Data provided:
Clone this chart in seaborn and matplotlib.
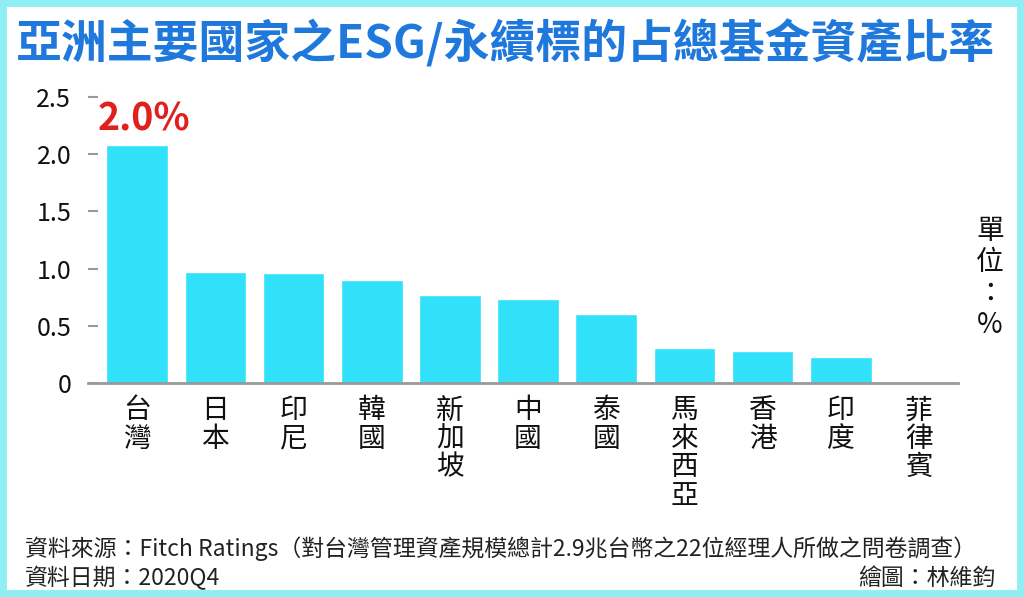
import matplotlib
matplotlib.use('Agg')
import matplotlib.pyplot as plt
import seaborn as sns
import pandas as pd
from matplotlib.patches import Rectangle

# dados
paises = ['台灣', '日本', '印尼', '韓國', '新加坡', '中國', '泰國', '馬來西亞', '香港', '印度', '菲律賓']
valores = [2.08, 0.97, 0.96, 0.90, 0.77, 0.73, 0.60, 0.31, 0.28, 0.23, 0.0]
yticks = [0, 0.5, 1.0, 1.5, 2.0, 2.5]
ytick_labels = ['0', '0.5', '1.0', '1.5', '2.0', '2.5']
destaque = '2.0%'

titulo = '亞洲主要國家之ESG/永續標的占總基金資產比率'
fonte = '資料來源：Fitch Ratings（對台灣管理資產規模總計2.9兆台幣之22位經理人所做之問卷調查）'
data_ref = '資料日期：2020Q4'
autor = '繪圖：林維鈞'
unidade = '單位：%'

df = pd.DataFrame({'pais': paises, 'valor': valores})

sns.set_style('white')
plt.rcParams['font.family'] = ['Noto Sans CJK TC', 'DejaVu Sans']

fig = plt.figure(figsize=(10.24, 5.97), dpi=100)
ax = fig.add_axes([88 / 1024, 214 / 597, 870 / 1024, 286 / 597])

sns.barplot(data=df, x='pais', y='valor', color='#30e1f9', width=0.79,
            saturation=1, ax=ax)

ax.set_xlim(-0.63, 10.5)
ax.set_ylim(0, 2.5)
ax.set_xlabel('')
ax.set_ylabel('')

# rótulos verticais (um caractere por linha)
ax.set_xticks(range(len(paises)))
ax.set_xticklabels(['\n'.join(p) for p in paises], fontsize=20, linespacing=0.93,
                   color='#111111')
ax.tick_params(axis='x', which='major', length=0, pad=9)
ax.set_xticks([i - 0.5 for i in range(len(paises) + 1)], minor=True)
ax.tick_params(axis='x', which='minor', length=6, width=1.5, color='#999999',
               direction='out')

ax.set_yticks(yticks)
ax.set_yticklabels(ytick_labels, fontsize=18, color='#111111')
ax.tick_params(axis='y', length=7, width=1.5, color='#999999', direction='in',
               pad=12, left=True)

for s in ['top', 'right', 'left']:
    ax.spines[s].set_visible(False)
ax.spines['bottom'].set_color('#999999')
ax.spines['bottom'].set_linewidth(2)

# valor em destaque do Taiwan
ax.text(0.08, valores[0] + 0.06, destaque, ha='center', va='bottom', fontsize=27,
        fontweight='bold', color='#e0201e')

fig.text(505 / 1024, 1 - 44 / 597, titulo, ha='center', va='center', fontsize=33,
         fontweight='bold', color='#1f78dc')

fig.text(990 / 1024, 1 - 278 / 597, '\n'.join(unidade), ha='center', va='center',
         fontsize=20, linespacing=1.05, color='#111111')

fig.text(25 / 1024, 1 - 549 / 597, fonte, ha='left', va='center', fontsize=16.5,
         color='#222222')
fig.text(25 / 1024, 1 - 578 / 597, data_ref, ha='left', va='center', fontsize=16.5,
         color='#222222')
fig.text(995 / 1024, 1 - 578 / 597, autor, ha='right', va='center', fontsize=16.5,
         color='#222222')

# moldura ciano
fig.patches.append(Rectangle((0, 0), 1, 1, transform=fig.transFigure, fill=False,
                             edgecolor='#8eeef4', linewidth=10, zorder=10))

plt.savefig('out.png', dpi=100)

Problem description: Reproduce the data above word for word from its first line through the line that holds "direction='out')", both ends included; skip pictures.

Response to the exercise:
Clone this chart in seaborn and matplotlib.
import matplotlib
matplotlib.use('Agg')
import matplotlib.pyplot as plt
import seaborn as sns
import pandas as pd
from matplotlib.patches import Rectangle

# dados
paises = ['台灣', '日本', '印尼', '韓國', '新加坡', '中國', '泰國', '馬來西亞', '香港', '印度', '菲律賓']
valores = [2.08, 0.97, 0.96, 0.90, 0.77, 0.73, 0.60, 0.31, 0.28, 0.23, 0.0]
yticks = [0, 0.5, 1.0, 1.5, 2.0, 2.5]
ytick_labels = ['0', '0.5', '1.0', '1.5', '2.0', '2.5']
destaque = '2.0%'

titulo = '亞洲主要國家之ESG/永續標的占總基金資產比率'
fonte = '資料來源：Fitch Ratings（對台灣管理資產規模總計2.9兆台幣之22位經理人所做之問卷調查）'
data_ref = '資料日期：2020Q4'
autor = '繪圖：林維鈞'
unidade = '單位：%'

df = pd.DataFrame({'pais': paises, 'valor': valores})

sns.set_style('white')
plt.rcParams['font.family'] = ['Noto Sans CJK TC', 'DejaVu Sans']

fig = plt.figure(figsize=(10.24, 5.97), dpi=100)
ax = fig.add_axes([88 / 1024, 214 / 597, 870 / 1024, 286 / 597])

sns.barplot(data=df, x='pais', y='valor', color='#30e1f9', width=0.79,
            saturation=1, ax=ax)

ax.set_xlim(-0.63, 10.5)
ax.set_ylim(0, 2.5)
ax.set_xlabel('')
ax.set_ylabel('')

# rótulos verticais (um caractere por linha)
ax.set_xticks(range(len(paises)))
ax.set_xticklabels(['\n'.join(p) for p in paises], fontsize=20, linespacing=0.93,
                   color='#111111')
ax.tick_params(axis='x', which='major', length=0, pad=9)
ax.set_xticks([i - 0.5 for i in range(len(paises) + 1)], minor=True)
ax.tick_params(axis='x', which='minor', length=6, width=1.5, color='#999999',
               direction='out')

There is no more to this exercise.